Ticker's premise is overwrought and mildly idiotic, recycling elements from John Frankenheimer's BMW flick Ambush (the Driver -- Clive Owen's recurring BMW character -- transporting a package-as-MacGuffin), but at least Ambush was straightforward enough to wisely wear its thrills-first mentality on its sleeve, instead of trying to ham-handedly justify itself with laughable saving-a-nation platitudes.
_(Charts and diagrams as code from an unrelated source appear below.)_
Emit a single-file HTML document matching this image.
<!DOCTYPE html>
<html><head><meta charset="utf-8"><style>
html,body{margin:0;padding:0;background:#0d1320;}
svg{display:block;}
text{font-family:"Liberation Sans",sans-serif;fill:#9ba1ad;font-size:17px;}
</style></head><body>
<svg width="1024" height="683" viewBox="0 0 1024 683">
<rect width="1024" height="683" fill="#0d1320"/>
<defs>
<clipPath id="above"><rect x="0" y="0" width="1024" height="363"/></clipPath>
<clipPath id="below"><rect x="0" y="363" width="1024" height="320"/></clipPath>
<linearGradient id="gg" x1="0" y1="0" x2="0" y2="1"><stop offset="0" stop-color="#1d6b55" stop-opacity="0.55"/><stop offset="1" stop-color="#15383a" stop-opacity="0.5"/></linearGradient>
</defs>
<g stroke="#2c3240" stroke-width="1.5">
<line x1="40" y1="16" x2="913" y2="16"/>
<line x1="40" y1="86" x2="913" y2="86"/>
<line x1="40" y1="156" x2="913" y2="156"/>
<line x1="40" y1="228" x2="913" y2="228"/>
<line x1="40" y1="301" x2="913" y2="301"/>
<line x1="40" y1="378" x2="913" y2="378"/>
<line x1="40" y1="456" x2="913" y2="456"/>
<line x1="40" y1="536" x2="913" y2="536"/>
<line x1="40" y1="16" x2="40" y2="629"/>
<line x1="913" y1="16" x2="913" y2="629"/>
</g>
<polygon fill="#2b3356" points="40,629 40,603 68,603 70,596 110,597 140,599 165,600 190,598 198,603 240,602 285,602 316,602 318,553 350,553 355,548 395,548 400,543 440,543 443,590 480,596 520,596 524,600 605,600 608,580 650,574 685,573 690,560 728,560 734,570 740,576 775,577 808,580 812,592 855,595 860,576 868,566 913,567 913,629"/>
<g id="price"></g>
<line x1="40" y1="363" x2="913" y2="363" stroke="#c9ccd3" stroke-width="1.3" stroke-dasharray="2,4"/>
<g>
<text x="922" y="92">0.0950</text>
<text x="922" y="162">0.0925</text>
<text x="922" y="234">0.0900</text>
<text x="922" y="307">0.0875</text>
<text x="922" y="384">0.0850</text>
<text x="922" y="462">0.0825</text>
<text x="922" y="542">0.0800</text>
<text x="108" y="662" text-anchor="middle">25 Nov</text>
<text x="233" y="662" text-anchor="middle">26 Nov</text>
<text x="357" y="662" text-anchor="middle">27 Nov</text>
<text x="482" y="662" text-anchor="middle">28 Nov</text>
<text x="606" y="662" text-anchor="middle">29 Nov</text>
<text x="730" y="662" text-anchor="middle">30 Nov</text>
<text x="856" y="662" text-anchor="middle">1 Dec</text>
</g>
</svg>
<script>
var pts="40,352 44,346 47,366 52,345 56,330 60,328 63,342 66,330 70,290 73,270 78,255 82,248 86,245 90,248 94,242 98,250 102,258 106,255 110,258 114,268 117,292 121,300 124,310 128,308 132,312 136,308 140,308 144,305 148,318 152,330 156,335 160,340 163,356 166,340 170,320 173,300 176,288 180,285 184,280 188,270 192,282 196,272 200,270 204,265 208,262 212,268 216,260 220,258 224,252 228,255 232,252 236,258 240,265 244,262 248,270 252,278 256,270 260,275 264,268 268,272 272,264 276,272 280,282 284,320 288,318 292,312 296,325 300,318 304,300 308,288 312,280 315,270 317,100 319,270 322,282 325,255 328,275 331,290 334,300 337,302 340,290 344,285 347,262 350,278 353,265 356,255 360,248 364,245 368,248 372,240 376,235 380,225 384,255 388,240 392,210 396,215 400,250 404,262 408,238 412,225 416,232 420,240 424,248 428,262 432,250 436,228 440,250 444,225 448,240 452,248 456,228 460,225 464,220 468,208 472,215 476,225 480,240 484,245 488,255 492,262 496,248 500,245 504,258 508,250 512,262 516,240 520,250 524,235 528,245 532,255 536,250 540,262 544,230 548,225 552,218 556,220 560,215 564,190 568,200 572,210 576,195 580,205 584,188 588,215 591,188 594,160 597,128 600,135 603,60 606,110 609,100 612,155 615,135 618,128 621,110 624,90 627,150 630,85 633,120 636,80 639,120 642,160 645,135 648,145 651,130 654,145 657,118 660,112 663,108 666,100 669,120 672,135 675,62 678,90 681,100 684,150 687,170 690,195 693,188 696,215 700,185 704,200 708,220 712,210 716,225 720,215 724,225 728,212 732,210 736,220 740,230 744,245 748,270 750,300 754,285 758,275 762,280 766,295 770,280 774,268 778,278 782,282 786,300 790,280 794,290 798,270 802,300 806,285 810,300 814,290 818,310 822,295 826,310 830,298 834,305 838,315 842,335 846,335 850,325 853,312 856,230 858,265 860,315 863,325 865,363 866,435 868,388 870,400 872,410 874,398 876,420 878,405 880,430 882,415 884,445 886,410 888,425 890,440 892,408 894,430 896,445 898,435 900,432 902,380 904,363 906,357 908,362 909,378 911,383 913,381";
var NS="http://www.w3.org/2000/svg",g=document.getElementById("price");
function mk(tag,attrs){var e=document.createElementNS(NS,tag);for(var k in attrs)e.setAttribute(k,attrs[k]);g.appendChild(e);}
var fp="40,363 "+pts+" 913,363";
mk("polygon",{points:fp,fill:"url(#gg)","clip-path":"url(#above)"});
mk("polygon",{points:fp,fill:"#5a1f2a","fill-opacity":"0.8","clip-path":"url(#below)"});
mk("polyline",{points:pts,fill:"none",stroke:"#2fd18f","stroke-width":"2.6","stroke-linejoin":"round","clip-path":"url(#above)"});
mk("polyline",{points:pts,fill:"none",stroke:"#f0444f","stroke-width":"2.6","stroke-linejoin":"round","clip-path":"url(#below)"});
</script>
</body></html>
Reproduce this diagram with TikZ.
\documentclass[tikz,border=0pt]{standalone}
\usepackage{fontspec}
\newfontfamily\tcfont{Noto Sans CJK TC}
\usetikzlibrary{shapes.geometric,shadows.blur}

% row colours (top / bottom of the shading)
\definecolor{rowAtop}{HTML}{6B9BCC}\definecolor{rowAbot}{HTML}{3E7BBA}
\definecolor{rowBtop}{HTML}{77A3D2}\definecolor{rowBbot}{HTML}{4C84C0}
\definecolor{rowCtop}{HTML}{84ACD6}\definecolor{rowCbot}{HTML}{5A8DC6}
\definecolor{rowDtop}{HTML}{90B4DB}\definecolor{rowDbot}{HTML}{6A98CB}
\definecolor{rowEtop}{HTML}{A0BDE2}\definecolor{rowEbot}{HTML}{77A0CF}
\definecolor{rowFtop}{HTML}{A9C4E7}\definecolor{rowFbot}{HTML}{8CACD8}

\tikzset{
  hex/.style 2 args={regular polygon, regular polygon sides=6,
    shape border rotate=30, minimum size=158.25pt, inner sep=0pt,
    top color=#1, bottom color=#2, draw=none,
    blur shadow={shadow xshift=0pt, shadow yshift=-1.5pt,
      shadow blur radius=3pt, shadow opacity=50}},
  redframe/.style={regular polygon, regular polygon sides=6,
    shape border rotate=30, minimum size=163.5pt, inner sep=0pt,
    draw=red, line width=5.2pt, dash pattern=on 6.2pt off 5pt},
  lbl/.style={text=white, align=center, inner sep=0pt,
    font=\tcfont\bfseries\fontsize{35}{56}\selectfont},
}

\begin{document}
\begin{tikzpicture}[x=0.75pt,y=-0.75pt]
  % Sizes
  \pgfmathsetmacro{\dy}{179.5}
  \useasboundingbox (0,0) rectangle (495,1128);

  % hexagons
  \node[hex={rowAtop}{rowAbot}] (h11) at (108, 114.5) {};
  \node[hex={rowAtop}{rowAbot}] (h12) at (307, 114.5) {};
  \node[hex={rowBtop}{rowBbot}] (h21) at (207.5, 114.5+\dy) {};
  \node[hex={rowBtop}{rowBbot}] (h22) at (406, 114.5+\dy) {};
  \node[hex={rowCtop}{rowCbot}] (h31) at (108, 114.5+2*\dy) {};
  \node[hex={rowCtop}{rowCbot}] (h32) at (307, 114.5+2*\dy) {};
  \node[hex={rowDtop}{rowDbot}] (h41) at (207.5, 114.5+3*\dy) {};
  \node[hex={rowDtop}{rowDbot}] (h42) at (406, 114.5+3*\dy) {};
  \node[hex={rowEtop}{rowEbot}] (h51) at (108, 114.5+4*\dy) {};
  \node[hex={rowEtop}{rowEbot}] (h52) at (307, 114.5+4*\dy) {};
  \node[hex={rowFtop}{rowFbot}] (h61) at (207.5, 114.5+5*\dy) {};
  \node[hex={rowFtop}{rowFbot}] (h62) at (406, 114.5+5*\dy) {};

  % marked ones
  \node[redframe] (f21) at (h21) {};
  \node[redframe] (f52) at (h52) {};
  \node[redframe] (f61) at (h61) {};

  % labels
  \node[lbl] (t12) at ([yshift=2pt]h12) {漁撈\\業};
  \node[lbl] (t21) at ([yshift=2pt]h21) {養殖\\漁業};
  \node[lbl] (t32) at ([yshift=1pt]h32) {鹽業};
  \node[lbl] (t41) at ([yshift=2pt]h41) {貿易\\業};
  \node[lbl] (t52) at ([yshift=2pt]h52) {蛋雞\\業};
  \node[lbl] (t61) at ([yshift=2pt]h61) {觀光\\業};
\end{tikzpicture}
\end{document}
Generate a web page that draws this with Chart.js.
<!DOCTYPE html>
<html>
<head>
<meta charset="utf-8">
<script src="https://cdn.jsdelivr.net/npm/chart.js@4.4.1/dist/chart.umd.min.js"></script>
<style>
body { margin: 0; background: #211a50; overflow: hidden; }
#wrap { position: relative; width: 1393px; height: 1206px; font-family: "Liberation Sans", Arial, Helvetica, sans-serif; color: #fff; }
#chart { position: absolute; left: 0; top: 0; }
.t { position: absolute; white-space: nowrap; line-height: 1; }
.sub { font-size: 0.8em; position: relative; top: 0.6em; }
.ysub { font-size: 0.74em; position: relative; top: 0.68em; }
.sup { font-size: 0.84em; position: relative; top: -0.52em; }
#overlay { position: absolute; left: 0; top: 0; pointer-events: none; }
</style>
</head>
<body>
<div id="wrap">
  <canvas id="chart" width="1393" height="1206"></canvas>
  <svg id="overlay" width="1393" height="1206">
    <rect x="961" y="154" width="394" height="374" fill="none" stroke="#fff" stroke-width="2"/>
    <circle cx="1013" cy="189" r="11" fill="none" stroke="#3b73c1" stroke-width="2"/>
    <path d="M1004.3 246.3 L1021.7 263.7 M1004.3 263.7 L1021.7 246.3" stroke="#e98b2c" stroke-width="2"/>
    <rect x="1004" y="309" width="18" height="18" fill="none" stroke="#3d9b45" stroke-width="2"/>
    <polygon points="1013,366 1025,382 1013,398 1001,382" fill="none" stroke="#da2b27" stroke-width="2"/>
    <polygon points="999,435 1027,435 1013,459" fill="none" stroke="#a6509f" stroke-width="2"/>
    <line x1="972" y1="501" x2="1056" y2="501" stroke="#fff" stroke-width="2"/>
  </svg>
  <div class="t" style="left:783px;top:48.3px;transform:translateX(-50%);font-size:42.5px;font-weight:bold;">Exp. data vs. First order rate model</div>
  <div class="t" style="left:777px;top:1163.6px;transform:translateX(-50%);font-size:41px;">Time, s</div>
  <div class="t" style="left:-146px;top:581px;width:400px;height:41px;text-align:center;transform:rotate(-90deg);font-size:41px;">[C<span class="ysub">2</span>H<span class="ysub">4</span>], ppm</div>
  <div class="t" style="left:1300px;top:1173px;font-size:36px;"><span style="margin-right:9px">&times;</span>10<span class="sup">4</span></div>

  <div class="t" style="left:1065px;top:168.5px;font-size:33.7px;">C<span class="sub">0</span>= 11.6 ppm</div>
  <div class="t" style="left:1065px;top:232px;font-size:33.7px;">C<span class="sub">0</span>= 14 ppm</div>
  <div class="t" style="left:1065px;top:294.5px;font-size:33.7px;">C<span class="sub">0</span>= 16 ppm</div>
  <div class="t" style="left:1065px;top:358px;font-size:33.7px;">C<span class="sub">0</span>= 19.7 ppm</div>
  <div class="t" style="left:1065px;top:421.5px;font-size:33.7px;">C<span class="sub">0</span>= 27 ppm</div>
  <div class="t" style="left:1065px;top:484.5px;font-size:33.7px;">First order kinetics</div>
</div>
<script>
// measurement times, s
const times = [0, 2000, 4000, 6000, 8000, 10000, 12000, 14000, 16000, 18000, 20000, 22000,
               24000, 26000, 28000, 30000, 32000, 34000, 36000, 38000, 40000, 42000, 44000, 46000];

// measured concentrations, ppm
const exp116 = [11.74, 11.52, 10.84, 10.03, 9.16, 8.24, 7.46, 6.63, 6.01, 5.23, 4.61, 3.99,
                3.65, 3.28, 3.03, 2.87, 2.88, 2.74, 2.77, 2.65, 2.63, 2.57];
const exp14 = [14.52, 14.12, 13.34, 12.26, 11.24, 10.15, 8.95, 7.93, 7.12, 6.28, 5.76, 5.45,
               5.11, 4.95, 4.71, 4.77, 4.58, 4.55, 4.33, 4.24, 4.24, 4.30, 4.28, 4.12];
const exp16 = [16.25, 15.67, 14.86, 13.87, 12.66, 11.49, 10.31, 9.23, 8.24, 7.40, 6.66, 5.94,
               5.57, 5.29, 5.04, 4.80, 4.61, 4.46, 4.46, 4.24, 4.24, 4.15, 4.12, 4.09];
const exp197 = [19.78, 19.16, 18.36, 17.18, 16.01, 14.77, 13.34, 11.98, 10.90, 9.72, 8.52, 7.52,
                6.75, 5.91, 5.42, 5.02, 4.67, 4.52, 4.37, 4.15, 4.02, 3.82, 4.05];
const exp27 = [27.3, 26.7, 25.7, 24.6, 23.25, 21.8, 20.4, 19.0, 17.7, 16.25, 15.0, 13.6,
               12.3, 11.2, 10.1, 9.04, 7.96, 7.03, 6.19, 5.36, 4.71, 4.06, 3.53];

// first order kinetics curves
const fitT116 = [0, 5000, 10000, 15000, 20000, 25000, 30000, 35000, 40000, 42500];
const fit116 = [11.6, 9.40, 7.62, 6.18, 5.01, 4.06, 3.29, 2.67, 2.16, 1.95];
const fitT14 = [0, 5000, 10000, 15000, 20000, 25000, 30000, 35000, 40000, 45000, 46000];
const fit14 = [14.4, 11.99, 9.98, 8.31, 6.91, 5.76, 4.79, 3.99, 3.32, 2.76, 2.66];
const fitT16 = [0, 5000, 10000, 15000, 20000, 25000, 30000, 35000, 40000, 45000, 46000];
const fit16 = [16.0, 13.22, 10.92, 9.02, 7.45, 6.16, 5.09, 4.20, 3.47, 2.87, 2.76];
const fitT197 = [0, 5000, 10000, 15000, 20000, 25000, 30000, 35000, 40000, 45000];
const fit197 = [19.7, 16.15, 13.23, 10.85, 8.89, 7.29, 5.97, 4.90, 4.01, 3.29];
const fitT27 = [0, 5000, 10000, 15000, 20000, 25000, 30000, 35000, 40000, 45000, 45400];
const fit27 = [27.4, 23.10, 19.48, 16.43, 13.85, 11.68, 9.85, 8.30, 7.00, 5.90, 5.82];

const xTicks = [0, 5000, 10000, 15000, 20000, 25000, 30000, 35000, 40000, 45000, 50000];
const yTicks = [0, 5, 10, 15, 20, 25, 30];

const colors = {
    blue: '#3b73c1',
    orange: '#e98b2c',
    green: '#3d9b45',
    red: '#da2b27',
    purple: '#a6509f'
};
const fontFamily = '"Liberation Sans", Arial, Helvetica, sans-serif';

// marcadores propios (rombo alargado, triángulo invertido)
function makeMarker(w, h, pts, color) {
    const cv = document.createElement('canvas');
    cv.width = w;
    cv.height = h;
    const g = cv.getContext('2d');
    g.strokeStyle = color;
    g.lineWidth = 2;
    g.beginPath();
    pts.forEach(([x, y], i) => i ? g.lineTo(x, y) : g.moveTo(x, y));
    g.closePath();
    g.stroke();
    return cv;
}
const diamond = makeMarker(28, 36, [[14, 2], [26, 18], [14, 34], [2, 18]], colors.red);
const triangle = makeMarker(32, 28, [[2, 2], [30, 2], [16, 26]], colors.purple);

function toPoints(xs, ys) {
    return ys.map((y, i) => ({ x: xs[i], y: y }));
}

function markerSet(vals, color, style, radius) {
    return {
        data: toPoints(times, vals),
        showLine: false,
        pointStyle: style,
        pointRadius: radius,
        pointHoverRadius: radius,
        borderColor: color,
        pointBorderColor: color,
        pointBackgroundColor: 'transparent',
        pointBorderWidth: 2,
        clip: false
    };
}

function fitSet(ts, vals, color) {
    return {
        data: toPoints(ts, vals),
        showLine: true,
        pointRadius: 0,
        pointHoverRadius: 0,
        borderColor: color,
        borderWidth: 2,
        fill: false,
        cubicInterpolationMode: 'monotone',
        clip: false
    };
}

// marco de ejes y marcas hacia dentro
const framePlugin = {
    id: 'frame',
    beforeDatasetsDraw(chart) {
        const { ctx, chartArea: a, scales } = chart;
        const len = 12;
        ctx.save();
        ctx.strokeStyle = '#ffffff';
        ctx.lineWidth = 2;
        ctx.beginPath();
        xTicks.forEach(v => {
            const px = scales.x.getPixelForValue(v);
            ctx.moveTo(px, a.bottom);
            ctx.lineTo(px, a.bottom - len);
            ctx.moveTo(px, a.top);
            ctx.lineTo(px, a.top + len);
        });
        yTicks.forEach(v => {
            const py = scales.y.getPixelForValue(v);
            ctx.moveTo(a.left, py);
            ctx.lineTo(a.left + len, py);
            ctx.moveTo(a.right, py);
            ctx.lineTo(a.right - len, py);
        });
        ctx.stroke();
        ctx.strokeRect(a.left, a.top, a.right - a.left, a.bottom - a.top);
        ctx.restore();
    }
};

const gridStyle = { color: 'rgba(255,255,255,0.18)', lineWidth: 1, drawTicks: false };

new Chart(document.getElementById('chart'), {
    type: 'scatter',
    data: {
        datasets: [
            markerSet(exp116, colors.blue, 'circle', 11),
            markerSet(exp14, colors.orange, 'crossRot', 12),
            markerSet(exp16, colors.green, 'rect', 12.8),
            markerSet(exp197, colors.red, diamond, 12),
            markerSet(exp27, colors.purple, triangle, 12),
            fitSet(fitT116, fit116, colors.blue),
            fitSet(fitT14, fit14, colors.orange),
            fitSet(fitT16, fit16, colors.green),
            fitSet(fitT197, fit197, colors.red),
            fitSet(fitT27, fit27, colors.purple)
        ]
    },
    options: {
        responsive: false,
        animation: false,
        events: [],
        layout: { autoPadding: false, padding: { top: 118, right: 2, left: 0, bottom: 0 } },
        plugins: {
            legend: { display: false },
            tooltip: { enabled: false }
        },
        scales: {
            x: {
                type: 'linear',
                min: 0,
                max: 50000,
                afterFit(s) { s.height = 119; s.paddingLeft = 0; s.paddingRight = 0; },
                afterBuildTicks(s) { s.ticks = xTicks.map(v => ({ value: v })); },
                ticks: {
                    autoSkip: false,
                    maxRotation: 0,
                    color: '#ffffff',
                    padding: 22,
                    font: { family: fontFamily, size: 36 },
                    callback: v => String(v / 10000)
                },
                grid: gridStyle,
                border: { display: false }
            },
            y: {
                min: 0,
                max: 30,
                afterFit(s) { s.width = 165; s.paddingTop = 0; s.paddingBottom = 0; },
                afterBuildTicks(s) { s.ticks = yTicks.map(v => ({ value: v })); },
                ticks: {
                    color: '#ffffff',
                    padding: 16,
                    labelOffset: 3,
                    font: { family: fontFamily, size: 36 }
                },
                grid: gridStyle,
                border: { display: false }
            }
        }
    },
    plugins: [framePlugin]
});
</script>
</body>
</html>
Also ripped from Ambush is the idea of the Driver having to transport a package of questionable worth; in Ambush this conceit had a nice little taste of moral ambiguity as opposed to all the for-the-good-of-mankind nonsense here. (Carnahan is also not above swiping from Alejandro González Iñárritu's BMW film Powder Keg and its non-Westernized country's guerilla jingoism). The flashback intercutting doesn't work at all: totally distracting, muddled and pointless, clearly at play just for its own sake. Carnahan's dialogue is way over-the-top ("What is the life of one man worth? Millions more?"), and I found it particularly ludicrous that the Driver stops for so long to have drawn-out moments of conversation with Don Cheadle (on the bridge) while the helicopter is in hot pursuit (the helicopter then oh-so-conveniently disposed of, mind). This glorified advertisement is a bad omen, making me worry about the quality of Carnahan's upcoming feature titled Narc.